Hoe kan een tekort aan vitamine D worden herkend?
Vitamine D wordt altijd geassocieerd met de botgezondheid, want ze bevordert in het bijzonder de opname van calcium en de mineralisatie van de botten. Daarom worden pathologische aandoeningen met onvoldoende botvorming erkend als onthullende symptomen van een gebrek aan vitamine D. Met de nieuwe richtlijnen en de verhoging van de streefwaarden van vitamine D tot meer dan 30 ng/ml, wordt er minder belang gehecht aan deze symptomen op de motoriek, want met bloedwaarden die hoger zijn dan de streefwaarden, worden er in het algemeen vrijwel geen problemen met het bewegingsapparaat meer genoteerd.
Alleen het meten van het vitamine D-gehalte in het bloed geeft vandaag betrouwbare informatie over de reserves aan vitamine D. Andere symptomen, zoals vatbaarheid voor infecties of vermoeidheid, geven geen enkele aanwijzing voor een tekort aan vitamine D. Een tekort aan vitamine D moet door een arts met geneesmiddelen worden behandeld.
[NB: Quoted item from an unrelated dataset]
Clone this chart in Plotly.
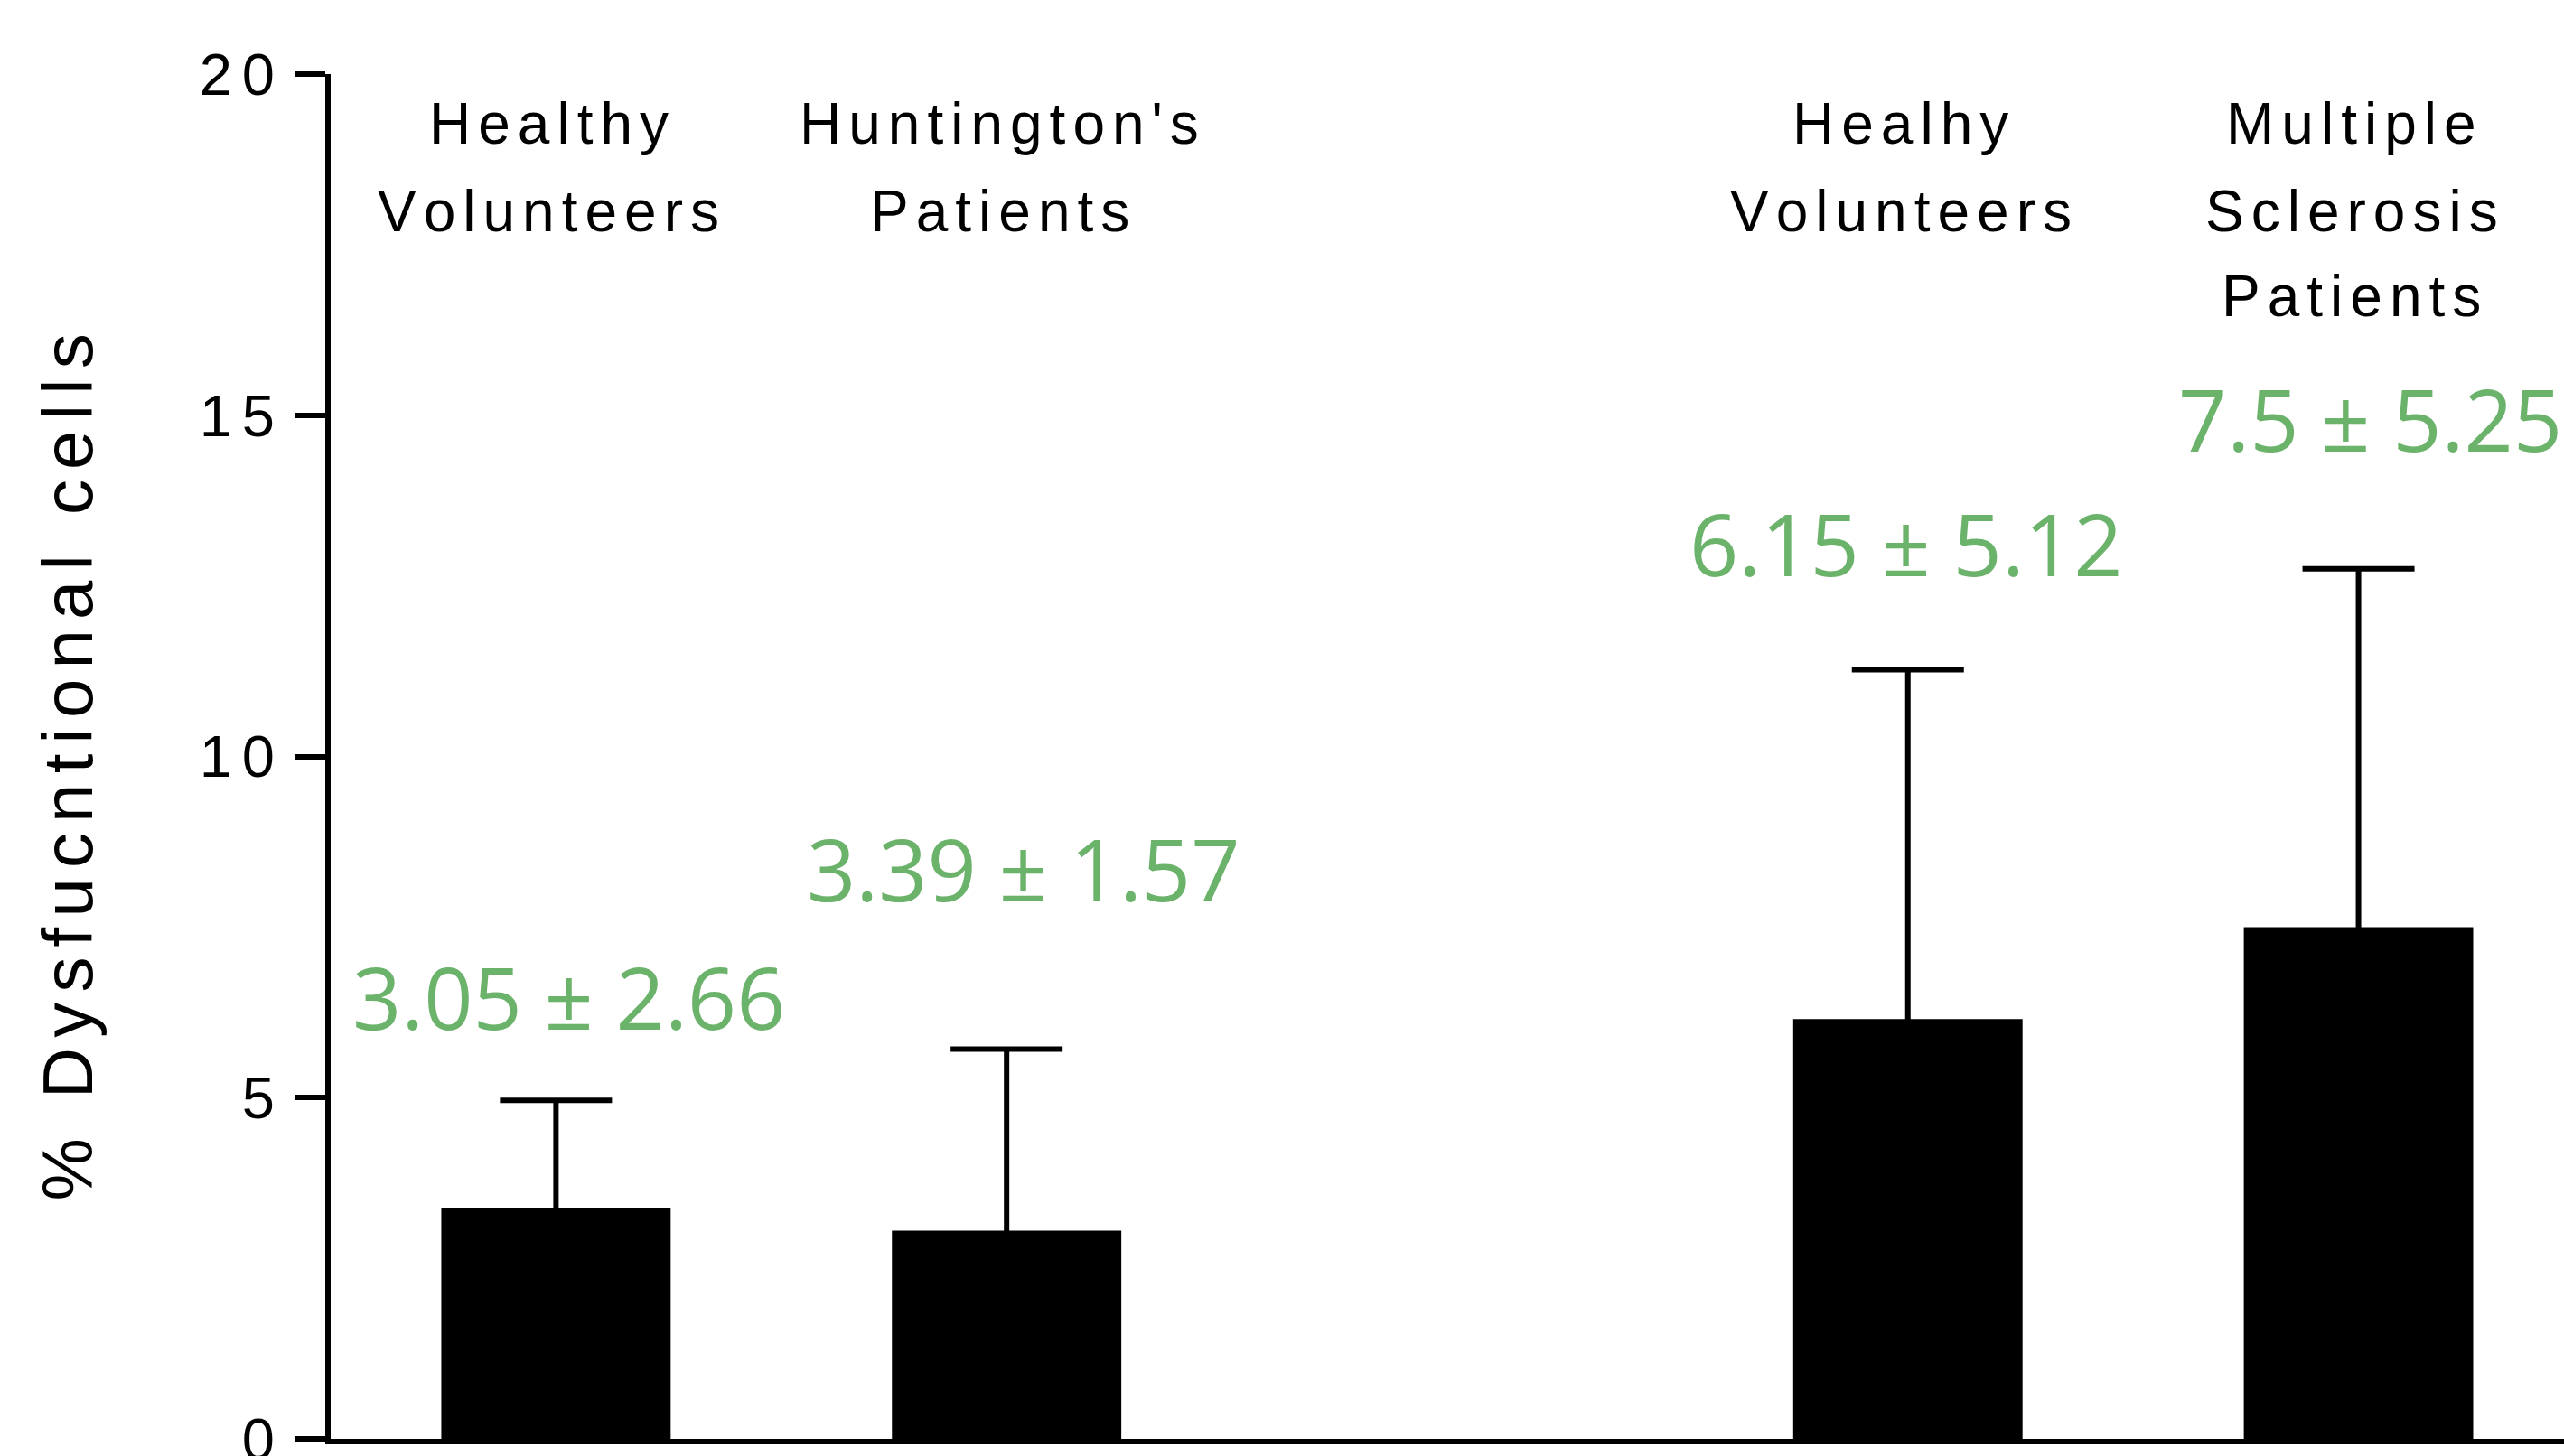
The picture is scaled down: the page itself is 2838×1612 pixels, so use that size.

Wie zijn de risicogroepen met onvoldoende vitamine D-inname?
-
Onvoldoende vitamine D-inname komt vaker voor bij oudere mensen
Zij worden met name getroffen omdat de autosynthese van vitamine D in de huid vermindert door huidatrofie en ook omdat er is aangetoond dat zij zich minder vaak aan de zon blootstellen. Normale voeding kan de verhoogde behoefte aan vitamine D dus niet compenseren.
-
Zwangere vrouwen moeten hun vitamine D-gehalte in de gaten houden
Zwangere vrouwen moeten voldoende vitamine D innemen, want tijdens de zwangerschap stijgt de behoefte aan vitamine D en speelt vitamine D een belangrijke rol bij de celdeling.
-
Pasgeborenen moeten zo nodig vitamine D toegediend krijgen
Pasgeborenen en zuigelingen kunnen een ernstig tekort aan vitamine D ontwikkelen, vooral als de moeder tijdens de zwangerschap een tekort aan vitamine D had. De moedermelk bevat slechts een geringe hoeveelheid vitamine D en zorgt voor onvoldoende vitamine D-inname voor de baby. Bij kinderen en adolescenten manifesteert een ernstig tekort aan vitamine D zich via het ziektebeeld van rachitis. De symptomen van deze ziekte zijn, naast groeistoornissen van het bot, gebreken in het tandglazuur, zenuwachtigheid, spierzwakte, krampen, overmatige transpiratie, constipatie en een verhoogde vatbaarheid voor infecties.
-
Personen met overgewicht hebben een verhoogde behoefte aan vitamine D
Personen met overgewicht met een body mass index (BMI) hoger dan 30 kg/m2 vormen eveneens een risicogroep voor vitamine D-tekort, hoewel zij een verhoogde inname van calorieën hebben. Het overgewicht leidt er namelijk toe dat in vetoplosbare vitamine D in de cellen van het vetweefsel wordt opgeslagen, zodat er te weinig vitamine D voor de andere cellen beschikbaar is. Personen met overgewicht moeten er dus op letten dat ze voldoende vitamine D innemen.
-
Aandoeningen van het spijsverteringsstelsel remmen de opname van vitamine D
Vitamine D wordt voornamelijk opgenomen in het spijsverteringsstelsel. Personen met gastro-intestinale stoornissen kunnen eveneens een tekort aan vitamine D hebben. Patiënten die een maagbypass hebben ondergaan of die lijden aan een malabsorptiesyndroom (diverse voedselallergieën, inflammatoire darmziekten zoals de ziekte van Crohn) moeten erop letten dat ze voldoende vitamine D innemen. Bij deze patiënten moet voor de dosering bovendien rekening worden gehouden met de beperkte opnamecapaciteit van de darmen. Zij moeten worden beoordeeld door een arts en met geneesmiddelen worden behandeld.